A-t-Il fait exprès de laisser cette brèche ? Tout porte à croire que oui car le silence de la nouvelle Constitution sur le sort des deux mandats déjà réalisés par le Président est sujet à interprétation. Cependant cela a permis au président de cacher ses intentions et de maintenir le suspense jusqu’au bout. A l’heure où les grandes manœuvres ont déjà commencé au sein de l’opposition pour l’alternance avec notamment le retour de Laurent Gbagbo, acquitté par la CPI après huit années de détention suite à la crise post-électorale de 2010, ADO ne semble pas être pressé de dévoiler l’identité de son dauphin. Les supputations vont bon train dans ce sens entre notamment l’actuel Premier ministre Amadou Gon Coulibaly et le ministre de la défense Ahmed Bakayoko. Toutefois, l’effritement de la majorité présidentielle depuis la réélection du président en 2015, avec notamment le retrait du PDCI-RDA d’Henri Konan-Bédié et la dissidence de Guillaume Soro, devenu d’ailleurs persona non grata en Côte d’Ivoire, ne favorise pas la sérénité au sein du clan présidentiel. Ces facteurs ont-ils emmener ADO à céder à la tentation du troisième mandat ? Tout compte fait, les ivoiriens veulent voter dans la paix !

 

NIGER :

Exit Issoufou, Amadou espère un miracle!

 

Au  Niger, l’élection présidentielle sera l’intermède des fêtes d’année. Elle se tiendra le 27 décembre 2020 avec comme enjeu la succession du président Mohamadou Issoufou. Ce dernier, empêché par l’article 47 de la Constitution de 2010 de se représenter après ses deux mandats, a promis qu’il ne cèdera pas à la tentation du troisième mandat. Si cette sortie a pour intérêt de clarifier la position du président nigérien, contrairement à ses homologues ivoirien et guinéen, doit-elle rassurer les candidats à sa succession dans son camp et dans l’opposition ?
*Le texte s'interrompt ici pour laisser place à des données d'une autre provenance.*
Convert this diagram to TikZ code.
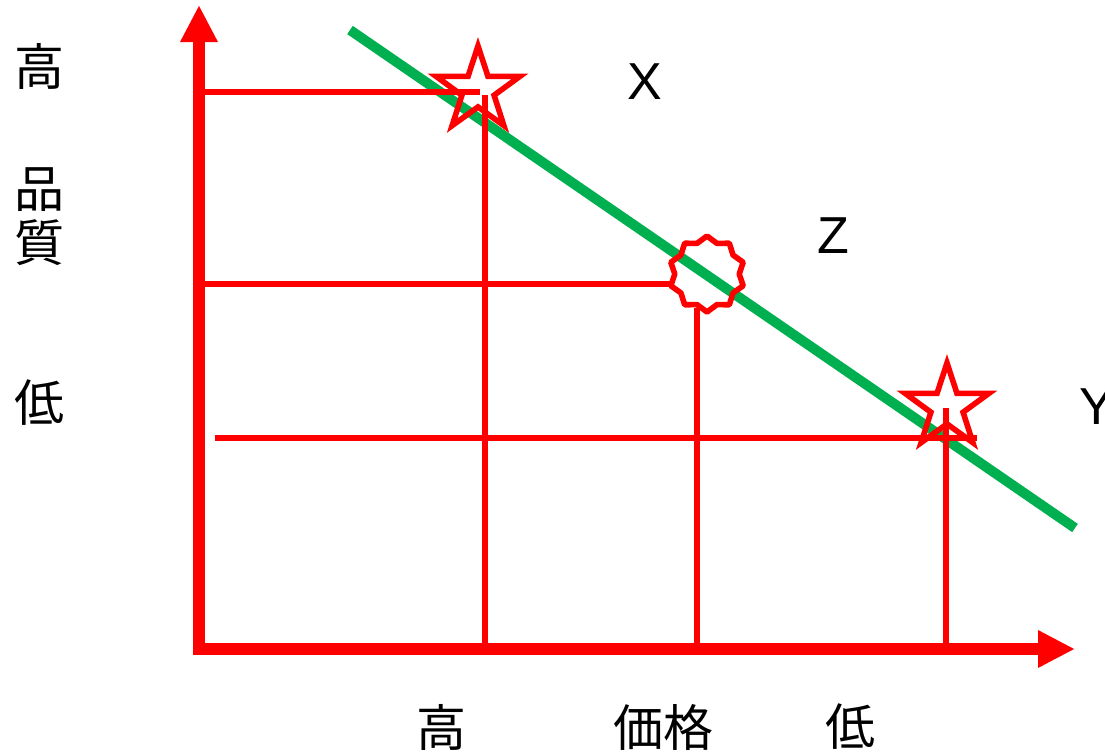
\documentclass[tikz,border=0pt]{standalone}
\usepackage{fontspec}
\setmainfont{Liberation Sans}
\newfontfamily\jp{Noto Sans CJK JP}
\usepackage{tikz}
\usetikzlibrary{arrows.meta,shapes.geometric}
\definecolor{mark}{HTML}{FF0000}
\definecolor{trend}{HTML}{00B050}
\tikzset{axis/.style={draw=mark,line width=6pt,-{Triangle[length=18.5pt,width=17.5pt]}},guide/.style={draw=mark,line width=2.8pt},trendline/.style={draw=trend,line width=5pt},starmark/.style={star,star points=5,star point ratio=2.6,draw=mark,line width=2.8pt,minimum size=44pt,inner sep=0pt},burst/.style={star,star points=10,star point ratio=1.18,draw=mark,line width=2.8pt,line join=round,minimum size=38pt,inner sep=0pt},letter/.style={font=\fontsize{26}{28}\selectfont},kanji/.style={font=\jp\fontsize{25}{27}\selectfont,align=center}}

\begin{document}
\begin{tikzpicture}[x=0.5pt,y=-0.5pt]
\useasboundingbox (0,0) rectangle (1105,751);
\coordinate (top) at (199,5);\coordinate (right) at (1075,649);
\draw[trendline] (350,30) coordinate (t1)--(1075,528) coordinate (t2);
\node[starmark] (X) at (478,90) {};
\node[burst] (Z) at (707,274) {};
\node[starmark] (Y) at (947,407) {};
% guide lines to the axes
\draw[guide] (205,92) coordinate (qX)--(480,92);\draw[guide] (485,95) coordinate (pX)--(485,645);
\draw[guide] (205,284) coordinate (qZ)--(670,284);\draw[guide] (697,308) coordinate (pZ)--(697,645);
\draw[guide] (215,438) coordinate (qY)--(977,438);\draw[guide] (946,408) coordinate (pY)--(946,645);
\draw[axis] (199,655)--(top);\draw[axis] (193,649)--(right);
\node[letter] (lX) at (645,82) {X};
\node[letter] (lZ) at (833,236) {Z};
\node[letter] (lY) at (1097,407) {Y};
\node[kanji] (hi) at (40,66) {高};
\node[kanji] (qual) at (40,217) {品\\質};
\node[kanji] (lo) at (40,403) {低};
\node[kanji] (phi) at (441,727) {高};
\node[kanji] (price) at (663,727) {価格};
\node[kanji] (plo) at (850,727) {低};
\end{tikzpicture}
\end{document}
Le parti présidentiel par la voix de son secrétaire général a comparé récemment l’éventuel troisième mandat du président Issoufou à un « coup d’Etat », ce qui constitue une garantie forte contre une volte-face du Président. Si la succession du président nigérien reste alors ouverte, l’on peut se demander si le moment est enfin venu pour son grand rival Hama Amadou ? Ex-allié de circonstance du président, devenu son plus grand rival, Hama Amadou est un homme politique nigérien très controversé qui lorgne depuis pas mal de temps le fauteuil présidentiel. Battu dans des conditions confuses en 2015 par Issoufou, celui qui a battu le record de longévité d’un Premier ministre dans le nouveau constitutionnalisme africain (2000-2007), désigné par son parti comme candidat à la présidentielle de 2020, n’a pas son destin entre ses mains. En effet, condamné par contumace à une peine de prison dans une affaire de trafic d’enfants, et inéligible suite à cette condamnation conformément au code électoral nigérien, il est rentré d’exil fin 2019 et reste dans l’attente d’une grâce présidentielle destinée à décrisper le climat politique. Vers une nouvelle alliance de circonstance avec le chef de l’Etat ? Wait and see !

 

GHANA :

Un troisième round pour départager Akuffo-Addo et Mahama : confirmation ou revanche?

 

Depuis que le vent du renouveau démocratique a soufflé sur le Ghana au début des années quatre-vingt-dix, ce pays est devenu le champion de l’alternance en Afrique. Rawlings, Kufuor, Atta-Mils, Mahama et maintenant Akuffo-Addo ont accédé tour à tour au pouvoir dans ce pays anglophone de l’Afrique de l’Ouest par la voie des urnes.

Après deux échecs en 2008 et 2012, Nana Akuffo-Addo est arrivé au pouvoir en 2016 en ayant eu le mérite de battre le président sortant John Dramani Mahama (situation rare en Afrique il faut le souligner). Toutefois, à l’heure où les manœuvres vont bon train pour la remise en jeu du mandat présidentiel, l’ex-président espère un macth retour avec son bourreau de 2016. En réalité, il s’agira d’un match d’appui puisque Mahama s’était imposé en 2012 devant Akuffo-Addo pour accéder à la présidence. Un match programmé en novembre 2020 qui s’annonce déjà très passionnant.

 

TANZANIE :

Maguiflui doit-il s’inquiéter ?

 

Choisi pour représenter le parti présidentiel lors des élections de 2015 , John Maguflui a réussi a conserver le pouvoir acquis en 2005 par Jakaya Kikwete, qui n’a plus se

représenter après ses deux mandats constitutionnels. Toutefois, dès les premières heures de son mandat, des accusations de l’opposition relayées par des organisations internationales de défense des droits de l’homme ont fait état des dérives autoritaires de son régime. A en croire les observateurs, ces dérives répétées ont eu pour conséquence de faire émerger un front uni de l’opposition, qui au départ est destiné à protéger la démocratie, mais qui pourra se transformer très prochainement en une coalition électorale redoutable pour la présidentielle d’octobre 2020.